This lot includes an original Angelique Merasty Birchbark Biting, an Indigenous art practice of dentally perforating designs into folded sheets of thin bark. Birchbark biting is one of the oldest Indigenous art forms, historically practiced by women of the Subarctic and Northeastern Woodlands of Canada and the United States. While most birchbark biters created designs with lines, Merasty used a pointillist approach and created complex symmetrical images of flowers, insects, animals, and landscape sceneries.
Merasty’s process for creating each biting remained consistent. For each work, she folded a fresh layer of birch bark, 2 or more times, depending on the size and complexity of the work. Merasty would then rotate the folded shape by using her hands and tongue, while biting marks along its folds. Her designs usually began at the center fold, and moved towards the outer edges. The pressure of her bites varied, resulting in a range of shades and surface textures. Her method of creating, produced intricate and symmetrical compositions. The sizes of her works were anywhere between seven-and-a-half centimetres, to around twenty-five centimetres.

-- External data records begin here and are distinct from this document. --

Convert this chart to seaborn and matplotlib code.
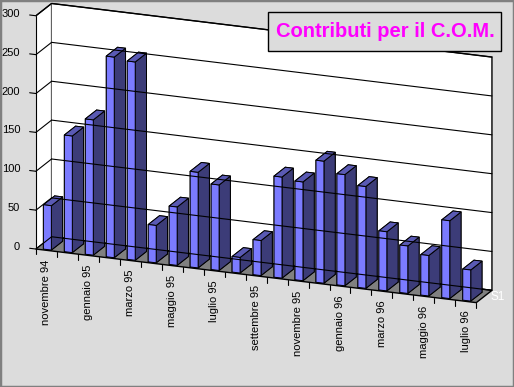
import numpy as np
import matplotlib
matplotlib.use("Agg")
import matplotlib.pyplot as plt
from matplotlib.patches import Rectangle
from mpl_toolkits.mplot3d import proj3d
import seaborn as sns

# monthly contributions, nov 94 .. jul 96
months = ["novembre 94", "dicembre 94", "gennaio 95", "febbraio 95", "marzo 95",
          "aprile 95", "maggio 95", "giugno 95", "luglio 95", "agosto 95",
          "settembre 95", "ottobre 95", "novembre 95", "dicembre 95", "gennaio 96",
          "febbraio 96", "marzo 96", "aprile 96", "maggio 96", "giugno 96", "luglio 96"]
values = [57, 150, 174, 258, 255, 48, 75, 123, 110, 20, 45,
          130, 127, 157, 143, 131, 76, 61, 52, 100, 40]
z_ticks = [0, 50, 100, 150, 200, 250, 300]
series_name = "S1"
title = "Contributi per il C.O.M."

sns.set_theme(style="white")
plt.rcParams['font.family'] = ['Liberation Sans', 'DejaVu Sans']

W, H = 514, 387
fig = plt.figure(figsize=(W / 100, H / 100), dpi=100, facecolor='#dcdcdc')
# square 3d axes covering the whole figure width (no clipping of the bars)
cx, cy = 257 / W, 1 - 160 / H
ax = fig.add_axes([cx - 0.5, cy - 0.5 * W / H, 1.0, W / H], projection='3d')
ax.set_facecolor('none')
ax.set_proj_type('ortho')
ax.view_init(elev=18, azim=-68.5)
ax.set_box_aspect((4.65, 0.42, 2.41), zoom=1.01)

n = len(values)
x0, x1 = -0.5, n - 0.5
ax.set_xlim(x0, x1)
ax.set_ylim(0, 1)
ax.set_zlim(0, 300)

front, top, side = sns.color_palette(['#7b7bff', '#5a5ab4', '#3c3c78'])
# face order in bar3d: bottom, top, front(-y), back(+y), left(-x), right(+x)
face_colors = [side, top, front, side, side, side] * n
ax.bar3d(np.arange(n) - 0.19, np.full(n, 0.06), np.zeros(n),
         0.38, 0.72, values, color=face_colors, shade=False,
         edgecolor='black', linewidth=0.7)

# walls
ax.xaxis.set_pane_color('white')
ax.yaxis.set_pane_color('white')
ax.zaxis.set_pane_color('#808080')
for a in (ax.xaxis, ax.yaxis, ax.zaxis):
    a.pane.set_edgecolor('black')
    a.line.set_color('none')
ax.set_xticks([])
ax.set_yticks([])
ax.set_zticks([])
ax.grid(False)

# gridlines and value axis line
for v in z_ticks:
    ax.plot([x0, x1], [1, 1], [v, v], color='black', lw=0.8)
    ax.plot([x0, x0], [0, 1], [v, v], color='black', lw=0.8)
    ax.plot([x0 - 0.3, x0], [0, 0], [v, v], color='black', lw=0.8)
ax.plot([x0, x0], [0, 0], [0, 300], color='black', lw=0.8)
for b in np.arange(n + 1) - 0.5:
    ax.plot([b, b], [0, 0], [0, -7], color='black', lw=0.8)

# labels: project the 3d anchor points to figure coords, then place plain texts
fig.canvas.draw()
M = ax.get_proj()


def to_fig(x, y, z):
    px, py, _ = proj3d.proj_transform(x, y, z, M)
    return fig.transFigure.inverted().transform(ax.transData.transform((px, py)))


for v in z_ticks:
    fx, fy = to_fig(x0 - 0.75, 0, v)
    fig.text(fx, fy, str(v), ha='right', va='center', fontsize=8, color='black')
for i in range(0, n, 2):
    fx, fy = to_fig(i, 0, -12)
    fig.text(fx, fy, months[i], rotation=90, ha='center', va='top', fontsize=8, color='black')
fx, fy = to_fig(x1 + 0.3, 0.5, 0)
fig.text(fx, fy, series_name, ha='left', va='center', fontsize=8.5, color='white')

# title box
fig.patches.append(Rectangle((268 / W, 1 - 51 / H), 233 / W, 39 / H, transform=fig.transFigure,
                             facecolor='#dcdcdc', edgecolor='black', lw=1, zorder=5))
fig.text(385 / W, 1 - 31.5 / H, title, ha='center', va='center', fontsize=14.5,
         fontweight='bold', color='#ff00ff', zorder=6)
fig.patches.append(Rectangle((0, 0), 1, 1, transform=fig.transFigure, fill=False,
                             edgecolor='#808080', lw=2.5, zorder=10))

fig.savefig('out.png', dpi=100, facecolor=fig.get_facecolor())
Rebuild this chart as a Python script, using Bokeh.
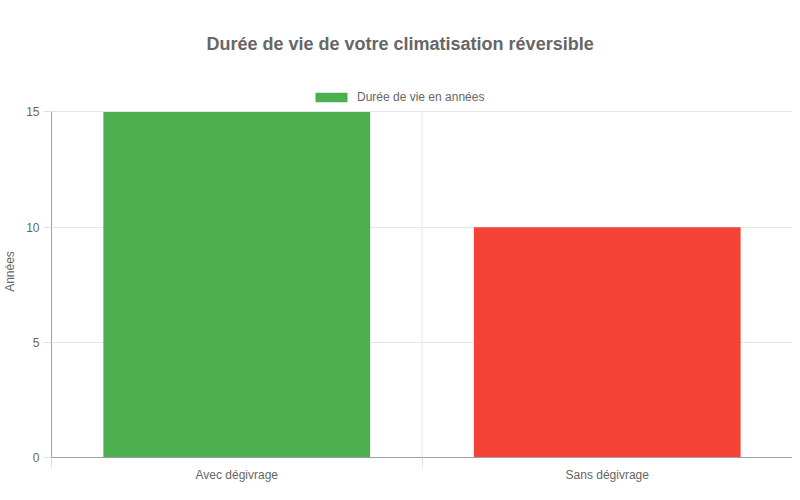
from bokeh.plotting import figure
from bokeh.models import ColumnDataSource, FixedTicker, Legend, LegendItem, Range1d
from bokeh.embed import file_html
from bokeh.resources import INLINE

categories = ["Avec dégivrage", "Sans dégivrage"]
lifetimes = [15, 10]
bar_colors = ["#4CAF50", "#F44336"]
y_ticks = [0, 5, 10, 15]
series_name = "Durée de vie en années"

FONT = "Liberation Sans"
GREY = "#666666"
GRID = "#e5e5e5"

n = len(categories)
y_max = y_ticks[-1]
xs = [i + 0.5 for i in range(n)]
source = ColumnDataSource(dict(x=xs, top=lifetimes, color=bar_colors, cat=categories))

# the frame reaches a little above the last tick so the legend fits inside it
p = figure(
    width=792,
    height=484,
    x_range=Range1d(0, n),
    y_range=Range1d(0, y_max + 1.15),
    output_backend="svg",
    toolbar_location=None,
    min_border_left=8,
    min_border_right=0,
    min_border_top=0,
    min_border_bottom=0,
)
p.outline_line_color = None

# vertical grid lines between categories, stopping at the top tick
p.segment(x0=list(range(1, n + 1)), x1=list(range(1, n + 1)), y0=0, y1=y_max,
          line_color=GRID, line_width=1)

r = p.vbar(x="x", top="top", width=0.72, bottom=0, fill_color="color",
           line_color=None, source=source)

# title
p.title.text = "Durée de vie de votre climatisation réversible"
p.title.align = "left"
p.title.text_font = FONT
p.title.text_font_size = "18px"
p.title.text_font_style = "bold"
p.title.text_color = GREY
p.title.standoff = 63
p.title.offset = 155

legend = Legend(items=[LegendItem(label=series_name, renderers=[r], index=0)],
                orientation="horizontal", location=(260, 353))
legend.glyph_width = 40
legend.glyph_height = 12
legend.label_text_font = FONT
legend.label_text_font_size = "12px"
legend.label_text_color = GREY
legend.label_standoff = 6
legend.border_line_color = None
legend.background_fill_color = None
legend.padding = 0
legend.margin = 0
p.add_layout(legend)

# x axis
p.xaxis.ticker = FixedTicker(ticks=xs, minor_ticks=list(range(n + 1)))
p.xaxis.major_label_overrides = {x: c for x, c in zip(xs, categories)}
p.xaxis.major_tick_out = 0
p.xaxis.major_tick_in = 0
p.xaxis.minor_tick_out = 10
p.xaxis.minor_tick_in = 0
p.xaxis.minor_tick_line_color = "#e0e0e0"
p.xaxis.axis_line_color = "#9e9e9e"
p.xaxis.major_label_text_font = FONT
p.xaxis.major_label_text_font_size = "12px"
p.xaxis.major_label_text_color = GREY
p.xaxis.major_label_standoff = 0

# y axis
p.yaxis.ticker = FixedTicker(ticks=y_ticks)
p.yaxis.bounds = (0, y_max)
p.yaxis.minor_tick_line_color = None
p.yaxis.major_tick_out = 8
p.yaxis.major_tick_in = 0
p.yaxis.major_tick_line_color = "#e0e0e0"
p.yaxis.axis_line_color = "#9e9e9e"
p.yaxis.major_label_text_font = FONT
p.yaxis.major_label_text_font_size = "12px"
p.yaxis.major_label_text_color = GREY
p.yaxis.major_label_standoff = 4
p.yaxis.axis_label = "Années"
p.yaxis.axis_label_text_font = FONT
p.yaxis.axis_label_text_font_size = "12px"
p.yaxis.axis_label_text_font_style = "normal"
p.yaxis.axis_label_text_color = GREY
p.yaxis.axis_label_standoff = 6

# grids
p.xgrid.visible = False
p.ygrid.ticker = FixedTicker(ticks=y_ticks[1:])
p.ygrid.grid_line_color = GRID

open("out.html", "w").write(file_html(p, INLINE))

She was one of the last recorded artists during her time to maintain the Indigenous, traditional art of birchbark biting and she passed her teachings on to a woman named Angelique Merasty Levac, who lives in Manitoba. She is known for reviving the art or birch-bark biting, and there is now an estimate of 12 known people who continue this tradition in North America.
Merasty's work was showcased in several Canadian museums including the Museum of Man and Nature and the Thunder Bay Art Gallery and also has permanent displays in the Smithsonian Institution in Washington D.C.
Attached to the rear side is a printed write-up of Angelique, written prior to her death.